Mittlerweile ist der Unimog aus dem Winterdienst eingetroffen. Ein Elektriker schließt das Aggregat an die Notstromeinspeisung. Mit einer Taschenlampe arbeitet der Handwerker im finsteren Keller am Schaltkasten.
Das Notsystem ist anfällig, Licht funktioniert immerhin
Über ein dickes Kabel wird auch der Kindergarten ans Stromnetz angeschlossen. Auf dem Papier sollte das Aggregat nun ausreichen, um genügend Energie zu liefern. "Wir schalten jetzt alles zu." Als der Motor startet, kommt auch das Licht im Rathaus zurück - doch nur kurz. Schnell fliegt die erste Sicherung. Mehrere Versuche sind nötig, bis dem Elektriker gelingt, dass es hell bleibt, auch im Kindergarten.

Den Server hochzufahren, das funktioniert nicht. "Brauchen die Bildschirme zu viel Strom?", fragt einer. Wofür eigentlich die Bildschirme, fragt ein anderer. Denn die Internetverbindung funktioniert sowieso nicht. Ein Staubsauger im Kindergarten bringt das Notsystem zum Absturz.
Der Elektriker sagt: 24 Kilowattstunden sind mit dem Aggregat möglich. Das ist weniger als erwartet. Gut, dass die Gemeinde noch ein stärkeres hat, 55 kW: "Damit müsste alles laufen", so Rasps Einschätzung.
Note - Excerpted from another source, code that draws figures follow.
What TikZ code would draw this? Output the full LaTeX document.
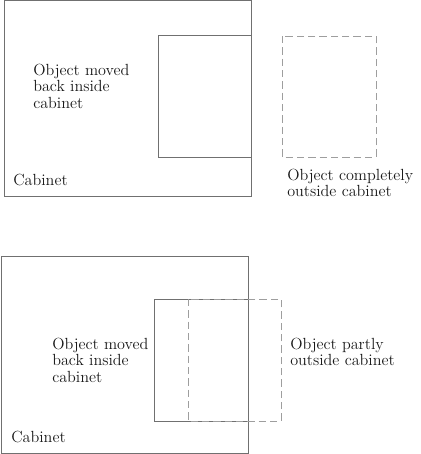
\documentclass[tikz,border=0pt]{standalone}
\usepackage{fontspec}
\setmainfont{Latin Modern Roman}
\begin{document}
\begin{tikzpicture}[x=0.75pt,y=-0.75pt,
  solidbox/.style={draw=black!56,line width=0.75pt},
  dashbox/.style={draw=black!38,line width=0.75pt,dash pattern=on 5.5pt off 3pt},
  lbl/.style={anchor=north west,inner sep=0pt,align=left,font=\fontsize{12.1}{12.2}\selectfont,text=black!90}]
\useasboundingbox (0,0) rectangle (421,454);
% top
\draw[solidbox] (4,0.5) rectangle (251,196);
\draw[solidbox] (158,35) rectangle (251,157);
\draw[dashbox] (282,36) rectangle (376,157);
\node[lbl] (t1) at (33,64) {Object moved\\back inside\\cabinet};
\node[lbl] (t2) at (13,174) {Cabinet};
\node[lbl] (t3) at (287,169) {Object completely\\outside cabinet};
% bottom
\draw[solidbox] (1,256) rectangle (248,453);
\draw[solidbox] (154,299) rectangle (248,421);
\draw[dashbox] (188,299) rectangle (281,421);
\node[lbl] (b1) at (52,338) {Object moved\\back inside\\cabinet};
\node[lbl] (b2) at (11,431) {Cabinet};
\node[lbl] (b3) at (290,338) {Object partly\\outside cabinet};
\end{tikzpicture}
\end{document}
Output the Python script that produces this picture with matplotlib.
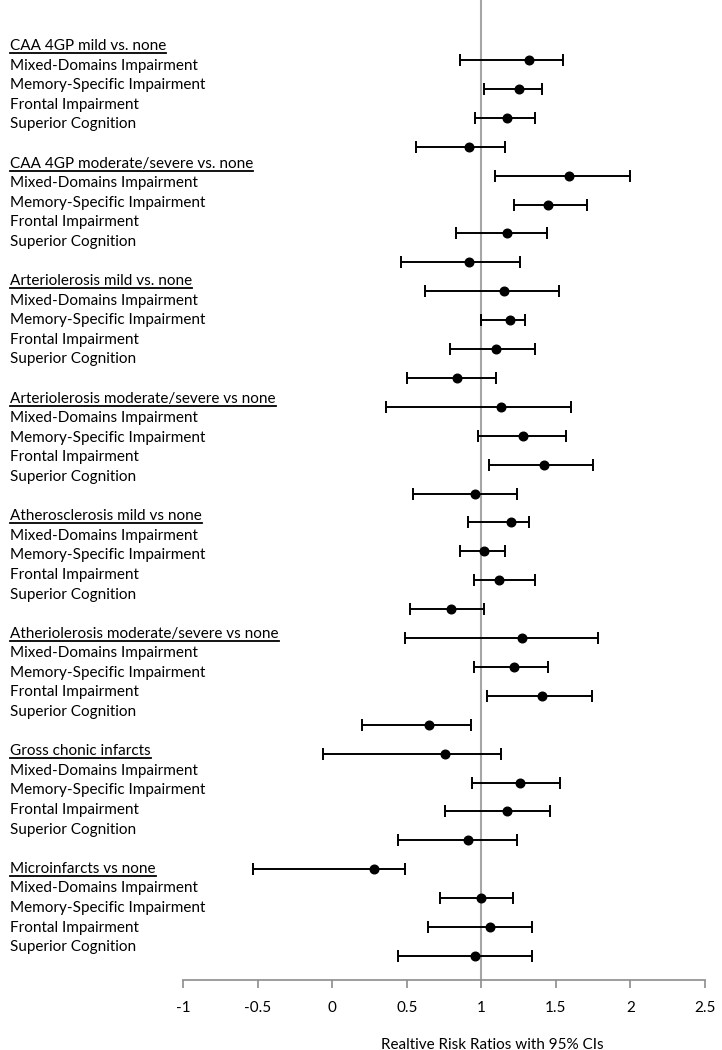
import matplotlib
matplotlib.use('Agg')
import matplotlib.pyplot as plt
from matplotlib.lines import Line2D
import matplotlib.transforms as mtransforms

plt.rcParams['font.family'] = ['Lato', 'DejaVu Sans']

# group headers and the outcome labels shown under each one
headers = ['CAA 4GP mild vs. none',
           'CAA 4GP moderate/severe vs. none',
           'Arteriolerosis mild vs. none',
           'Arteriolerosis moderate/severe vs none',
           'Atherosclerosis mild vs none',
           'Atheriolerosis moderate/severe vs none',
           'Gross chonic infarcts',
           'Microinfarcts vs none']
outcomes = ['Mixed-Domains Impairment', 'Memory-Specific Impairment',
            'Frontal Impairment', 'Superior Cognition']

# relative risk ratios with 95% CIs, top to bottom
rr = [1.32, 1.25, 1.17, 0.92,
      1.59, 1.45, 1.17, 0.92,
      1.15, 1.19, 1.10, 0.84,
      1.13, 1.28, 1.42, 0.96,
      1.20, 1.02, 1.12, 0.80,
      1.27, 1.22, 1.41, 0.65,
      0.76, 1.26, 1.17, 0.91,
      0.28, 1.00, 1.06, 0.96]
lo = [0.86, 1.02, 0.96, 0.56,
      1.09, 1.22, 0.83, 0.46,
      0.62, 1.00, 0.79, 0.50,
      0.36, 0.98, 1.05, 0.54,
      0.91, 0.86, 0.95, 0.52,
      0.49, 0.95, 1.04, 0.20,
      -0.06, 0.94, 0.76, 0.44,
      -0.53, 0.72, 0.64, 0.44]
hi = [1.55, 1.41, 1.36, 1.16,
      2.00, 1.71, 1.44, 1.26,
      1.52, 1.29, 1.36, 1.10,
      1.60, 1.57, 1.75, 1.24,
      1.32, 1.16, 1.36, 1.02,
      1.78, 1.45, 1.74, 0.93,
      1.13, 1.53, 1.46, 1.24,
      0.49, 1.21, 1.34, 1.34]
xticks = [-1, -0.5, 0, 0.5, 1, 1.5, 2, 2.5]
xlabel = 'Realtive Risk Ratios with 95% CIs'

W, H = 722, 1050
fig = plt.figure(figsize=(W / 100, H / 100), dpi=100)
# plot area in pixels: x from 183 to 705, y from 0 to 980
ax = fig.add_axes([183 / W, (H - 980) / H, (705 - 183) / W, 980 / H])

step = 28.9
first = 60
ypos = list(range(len(rr)))
ax.set_xlim(-1, 2.5)
ax.set_ylim((980 - first) / step, -first / step)

xerr = [[r - l for r, l in zip(rr, lo)], [h - r for r, h in zip(rr, hi)]]
ax.errorbar(rr, ypos, xerr=xerr, fmt='o', color='black', ms=6.2,
            elinewidth=1.4, capsize=4, capthick=1.4, zorder=3)
ax.axvline(1, color='#a6a6a6', lw=1.5, zorder=1)

for s in ['top', 'right', 'left']:
    ax.spines[s].set_visible(False)
ax.spines['bottom'].set_color('#8c8c8c')
ax.spines['bottom'].set_linewidth(1.2)
ax.set_yticks([])
ax.set_xticks(xticks)
ax.set_xticklabels([f'{t:g}' for t in xticks])
ax.tick_params(axis='x', direction='out', length=6, width=1.2,
               color='#8c8c8c', labelsize=11, pad=9)
fig.text(492 / W, 1 - 1045 / H, xlabel, fontsize=11, ha='center', va='center')

# left-hand labels: 6 rows per group (header, 4 outcomes, blank)
row_h = 19.59
trans = mtransforms.blended_transform_factory(fig.transFigure, ax.transData)
header_texts = []
for g, head in enumerate(headers):
    base = g * 6
    y = (46 + base * row_h - first) / step
    t = ax.text(10 / W, y, head, transform=trans, fontsize=11,
                va='center', ha='left')
    header_texts.append(t)
    for k, name in enumerate(outcomes):
        y = (46 + (base + 1 + k) * row_h - first) / step
        ax.text(10 / W, y, name, transform=trans, fontsize=11,
                va='center', ha='left')

# underline the headers
fig.canvas.draw()
r = fig.canvas.get_renderer()
for t in header_texts:
    bb = t.get_window_extent(renderer=r)
    yl = bb.y0 - 0.2
    fig.add_artist(Line2D([bb.x0 / W, bb.x1 / W], [yl / H, yl / H],
                          transform=fig.transFigure, color='black', lw=1.3))

fig.savefig('out.png', dpi=100)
Das Licht funktioniert - immerhin. Alles, was darüber hinaus an Leistung gebraucht wird, stellt eine Schwierigkeit dar. Mittlerweile betreiben mehrere Aggregate, quer im Ort verteilt, die Pumpen für das Abwasser, auch die UV-Filtration hängt am Stromnetz. Würden die Pumpen nicht laufen, käme es zum Rückstau bis in die Haushalte hinein.
Erhebung über Heizsysteme der Gemeine geplant
Eine weitere Erkenntnis: Der Bauhof braucht ein größeres Aggregat, um handlungsfähig zu sein. Die Gemeinde will auch erheben, wie viele Bürger mit Holz heizen, wie viele an das Fernwärmenetz angeschlossen sind, Öl nutzen.
Die Kinder des Kindergartens brauchen gegen Mittag eine warme Mahlzeit. Den Ofen ans Notstromnetz anzuschließen, hat nicht geklappt. Mit dem größeren Stromaggregat könnte es funktionieren. "Heute wird das Mittagessen geliefert", sagt Rasp. In dieser Hinsicht ist also vorgesorgt. Bei einem Blackout wäre das nicht möglich.